Peter Saunders, the outgoing Chief Executive of the National Association for People Abused in Childhood (Napac), is already a member of the Pontifical Commission for the Protection of Minors and Vulnerable Adults.
But in an interview with The Tablet this week, Mr Saunders said he would like to see a beefed up commission office with an extended remit to deal directly with allegations of abuse.
Currently, the commission, which includes safeguarding experts from across the world, is staffed by just one priest, Fr Bob Oliver, and its next meeting is not due to take place until October.
Mr Saunders has said he would be willing to lead the commission office and work closely alongside fellow members including Baroness (Sheila) Hollins, professor of the psychiatry of learning disability at St George’s Hospital, London and Marie Collins, an Irish abuse survivor and campaigner.
He added that he would like to see the commission become “the FBI of the Church staffed by laity so that people can come to me an other members rather than referring them somewhere else.” He added that the “somewhere else” is the Congregation for the Doctrine of the Faith (CDF), which, Mr Saunders maintains, is “not up to the task.”
The campaigner, who is stepping down from his role at Napac to concentrate on his work for the church and membership of other committees, says that he has been inundated with messages from survivors who claim they are still ignored when they make complaints to Church leaders in their countries.
The vast majority of bishops’ conferences across the world have guidelines on how to respond to abuse allegations. In many cases the protocols require any allegation to be reported to the relevant civil authorities.

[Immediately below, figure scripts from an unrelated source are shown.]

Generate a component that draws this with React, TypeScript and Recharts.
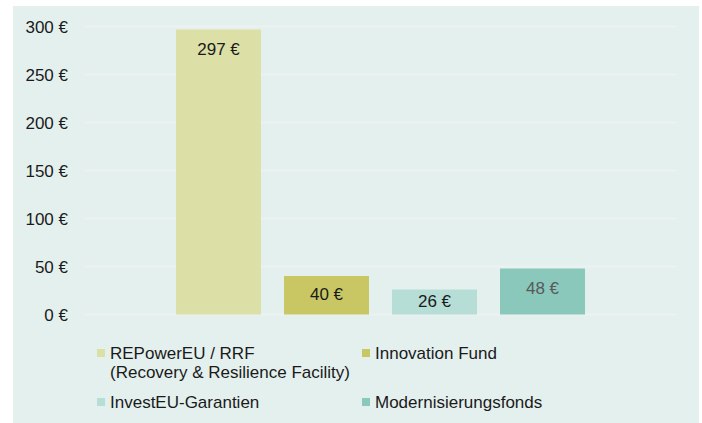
import React from 'react';
import { BarChart, Bar, XAxis, YAxis, CartesianGrid, Legend, LabelList } from 'recharts';

const seriesKeys = ['repower', 'innovation', 'investeu', 'modern'];
const seriesNames = [
  'REPowerEU / RRF\n(Recovery & Resilience Facility)',
  'Innovation Fund',
  'InvestEU-Garantien',
  'Modernisierungsfonds',
];
const seriesValues = [297, 40, 26, 48];
const seriesColors = ['#dcdfa6', '#c8c763', '#b6ddd6', '#8ac8bc'];
const labelColors = ['#1a1a1a', '#1a1a1a', '#1a1a1a', '#595959'];
const yTicks = [0, 50, 100, 150, 200, 250, 300];

const data = [
  seriesKeys.reduce((row: any, k, i) => {
    row[k] = seriesValues[i];
    return row;
  }, { name: 'Finanzierung' } as any),
];

const FONT = '"Liberation Sans", Arial, sans-serif';

const makeLabel = (color: string) => (props: any) => {
  const { x, y, width, height, value } = props;
  const cy = Math.min(y + 20, y + height / 2 - 1);
  return (
    <text
      x={x + width / 2}
      y={cy}
      textAnchor="middle"
      dominantBaseline="central"
      fill={color}
      fontSize={17}
      fontFamily={FONT}
    >
      {`${value} €`}
    </text>
  );
};

const renderLegend = () => (
  <div style={{ position: 'relative', width: 686, height: 90, fontFamily: FONT, fontSize: 17, color: '#1a1a1a' }}>
    {seriesKeys.map((k, i) => {
      const col = i % 2;
      const row = Math.floor(i / 2);
      return (
        <div
          key={k}
          style={{ position: 'absolute', left: col === 0 ? 84 : 349, top: row === 0 ? 0 : 49, display: 'flex', alignItems: 'flex-start' }}
        >
          <span style={{ display: 'inline-block', width: 8, height: 8, background: seriesColors[i], marginTop: 5, marginRight: 5 }} />
          <span style={{ lineHeight: '19px', whiteSpace: 'pre' }}>{seriesNames[i]}</span>
        </div>
      );
    })}
  </div>
);

export default function App() {
  return (
    <div style={{ position: 'absolute', left: 0, top: 0, width: 702, height: 423, background: '#ffffff' }}>
      <div style={{ position: 'absolute', left: 13, top: 6, width: 686, height: 417, background: '#e4f0ee' }}>
        <BarChart
          width={686}
          height={417}
          data={data}
          margin={{ top: 20.5, right: 22, left: 0, bottom: 108.5 }}
          barSize={85}
          barGap={23}
        >
          <CartesianGrid vertical={false} stroke="#eef1f1" strokeWidth={2} />
          <XAxis dataKey="name" hide />
          <YAxis
            width={71}
            domain={[0, 300]}
            ticks={yTicks}
            axisLine={false}
            tickLine={false}
            tickSize={0}
            tickMargin={16}
            tick={{ fill: '#1a1a1a', fontSize: 17, fontFamily: FONT }}
            tickFormatter={(v: number) => `${v} €`}
          />
          <Legend
            layout="vertical"
            align="center"
            verticalAlign="middle"
            content={renderLegend}
            wrapperStyle={{ top: 337.5, left: 0, width: 686, height: 90 }}
          />
          {seriesKeys.map((k, i) => (
            <Bar key={k} dataKey={k} name={seriesNames[i]} fill={seriesColors[i]} isAnimationActive={false}>
              <LabelList dataKey={k} content={makeLabel(labelColors[i])} />
            </Bar>
          ))}
        </BarChart>
      </div>
    </div>
  );
}
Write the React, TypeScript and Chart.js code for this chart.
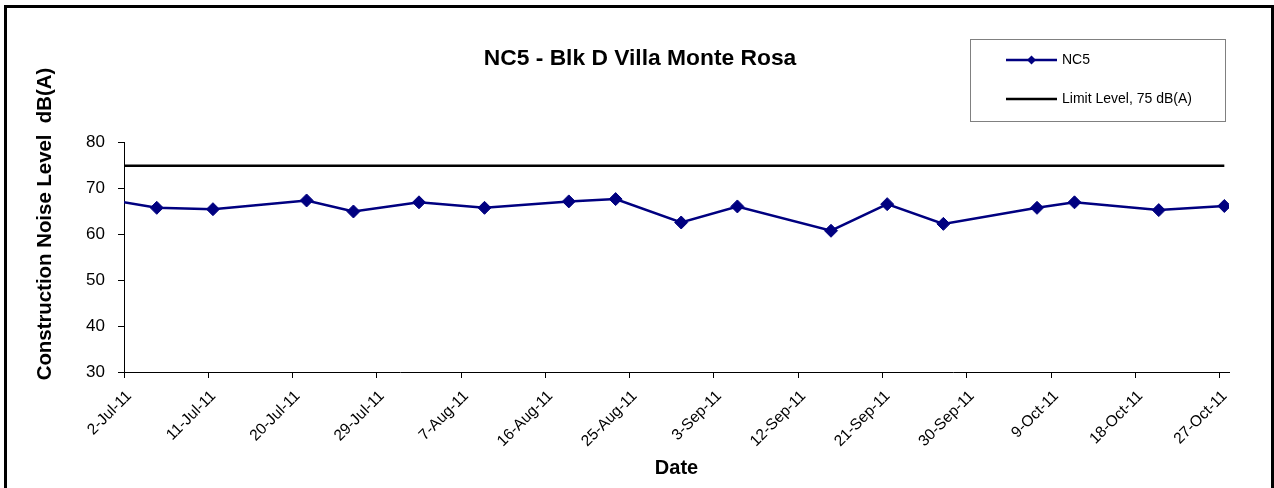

Responding to the proposal, the Survivors Network of Those Abused by Priests (Snap) commented: "We hope Vatican officials hire Pete Saunders to head an abuse office, but only if they're prepared to fully fund it and give him wide latitude. While we are unconvinced that the papal abuse panel on which he sits has much chance to make a difference, we support any move that decreases the role of clerics in dealing with clergy sex crimes and cover ups."
Mr Saunders, a Catholic, and his charity have risen to prominence due to its work with survivors abused by Jimmy Savile, the former BBC presenter found after his death to have been a serial sex offender.
Mr Saunders is expected to have a role in the Government’s inquiry into historic child sex abuse to be led by New Zealand judge, Dame Lowell Goddard.